As I said in my sermon on Sunday, John 20:1-18 sounds like authentic eyewitness testimony. (Keep in mind: critical scholars often speak as if the author of the Fourth Gospel, who isn’t John, they insist, has little interest in historical truth.) This scripture includes oddly specific details, like the footrace between John, the “beloved disciple,” and Peter, for instance, which serve no purpose other than to describe what happened as accurately as possible.
The details about the order in which the two disciples enter the tomb and see the grave-clothes strike me this way, too.
In fact, I read something last week about these grave-clothes that I had never considered before. Don Carson puts it like this in his commentary:
The cloth was folded up by itself, separate from the linen. Clearly, John perceives these details to be important, but their exact meaning is disputed. Some have thought that the burial cloth still retained the shape of Jesus’ head, and was separated from the strips of linen by a distance equivalent to the length of Jesus’ neck. Others have suggested that owing to the mix of spices separating the layers, even the strips of linen retained the shape they had when Jesus’ body filled them out. Both of these suggestions say more than the text requires. What seems clearest is the contrast with the resurrection of Lazarus (11:44). Lazarus came from the tomb wearing his grave-clothes, the additional burial cloth still wrapped around his head. Jesus’ resurrection body apparently passed through his grave-clothes, spices and all, in much the same way that he later appeared in a locked room (vv. 19, 26).[1]
Jesus passed through the grave-clothes! That makes perfect sense! John would have remembered Lazarus staggering out of the tomb, struggling to remove his linen cloths—and only able to with help. Jesus, by contrast, who has conquered death in a way that Lazarus didn’t (he lived only to die again some day), can miraculously leave them behind.
At least a few scholars I read last week, along with preacher John Piper, all endorse this idea.
As excited as I was to consider this, the study notes in the ESV Study Bible shot it down:
Though it is sometimes suggested otherwise, nothing in the text indicates that Jesus’ body passed through the cloths or that the cloths were lying in the shape of Jesus’ body. The NT elsewhere affirms the real physical materiality of Jesus’ resurrection body (see Matt. 28:9; Luke 24:30, 39, 42; John 20:17, 20, 27; Acts 10:41). Most likely Jesus unwrapped these cloths from his body when he awakened from death and left them behind.
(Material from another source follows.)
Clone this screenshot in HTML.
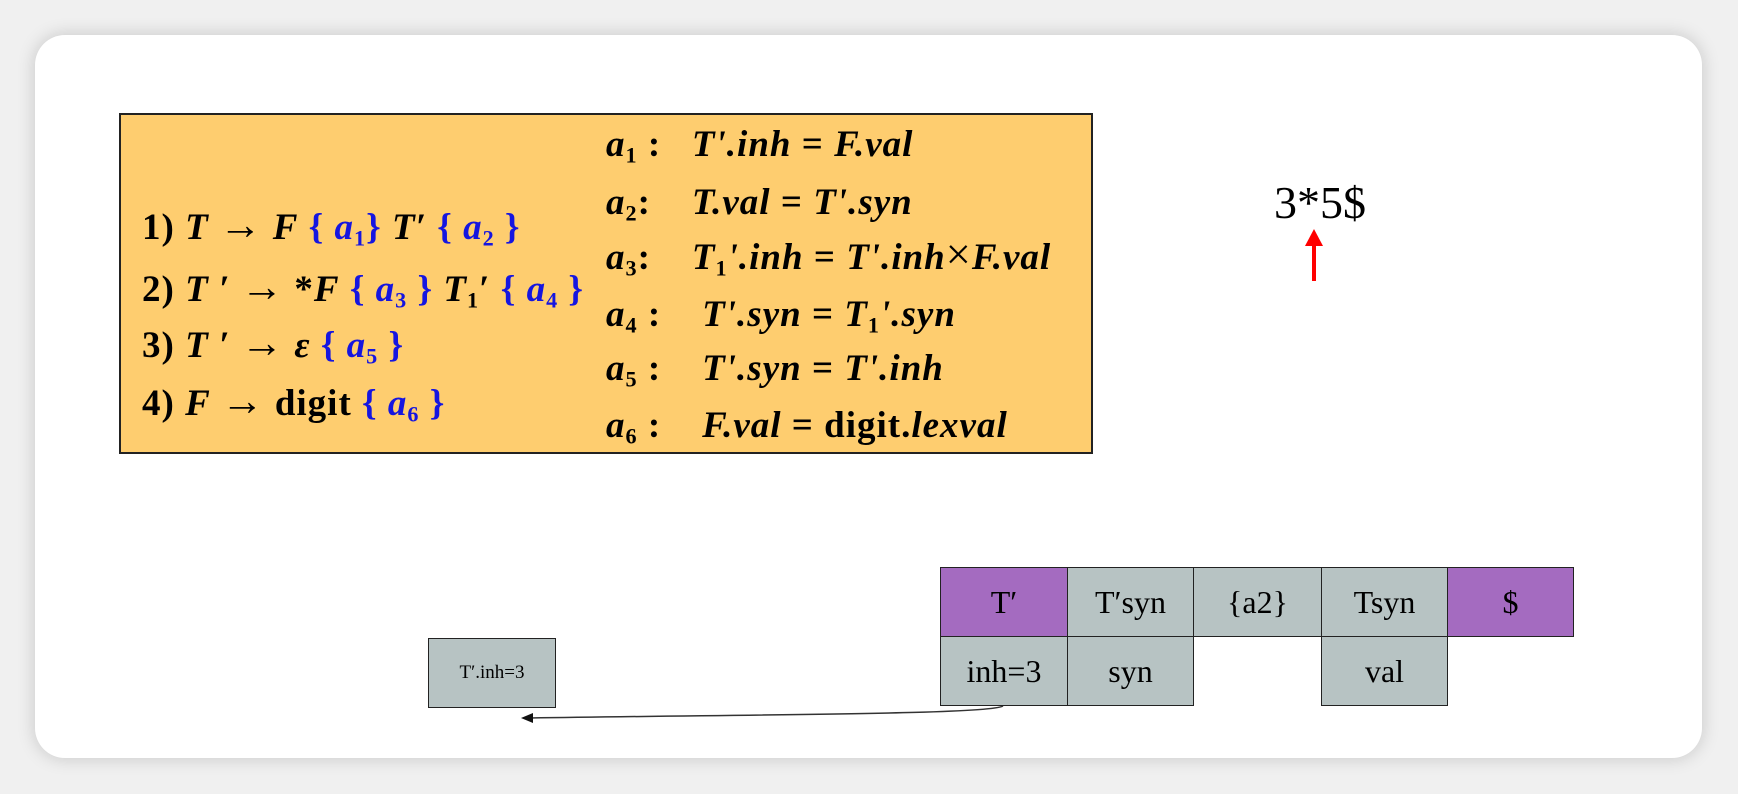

I disagree: First, Jesus’ “real physical materiality” isn’t in question here. Jesus is physical, but he’s more than physical as we understand it. That’s why, as Carson says, Jesus can seemingly walk through locked doors in John 20 and—I would add—vanish from sight, as in the Emmaus story in Luke 24.
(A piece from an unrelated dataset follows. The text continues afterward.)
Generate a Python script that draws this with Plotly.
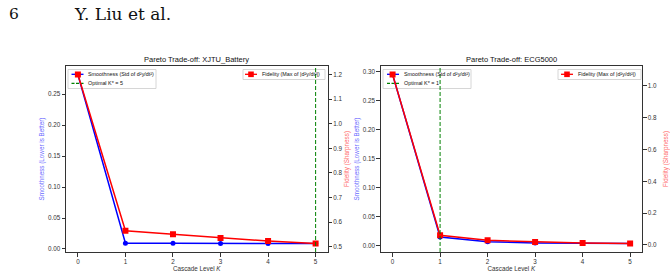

Also, the idea that Jesus would miraculously pass through the cloths makes better sense of the fact that John comes to faith, not after seeing that the tomb was empty, but after seeing the grave-clothes inside the empty tomb. Something about what he saw inside was remarkable. If John had merely seen that Jesus had unwrapped the cloths, would it have had the same effect?
1. D.A. Carson, The Gospel According to John (Grand Rapids, MD: Eerdmans, 1991), 637.
what, resurrection not good enough for some people? while I agree with your retelling the supposition of passing thru being more likely than unwrapping, does it matter? HE ROSE from a verified dead state, Romans killed for keeps, to a living state. while still a physical being, a resurrected state would have to be way different. it is telling that head covering was folded, not just heaped. was Jesus a neat freak? couldn’t just leave it, could He? pick up you socks too, Jesus. put them in the hamper. all the way in.
Regardless, I’m sure the contrast with the way Lazarus emerged from the tomb is deliberate on John’s part. I was excited to get a possible explanation for John’s response to the grave-clothes and head covering.
He couldn’t have unwrapped himself. That’s the point. Just as Lasurus could not. It would be impossible for Lazarus to come out on his own accord.
The manner of binding and wrapping made it impossible to do so. We are talking 100 lbs of myrrh and aloes. This would likely produce a cast when interlaced with strips of linen.
The three Greek words for glance, look, saw(knew) as Peter and John arrived at the tomb are interesting.
The angel also told them to look specifically “where he lay”
Matthew 28.
John saw(comprehended) and was the first to believe.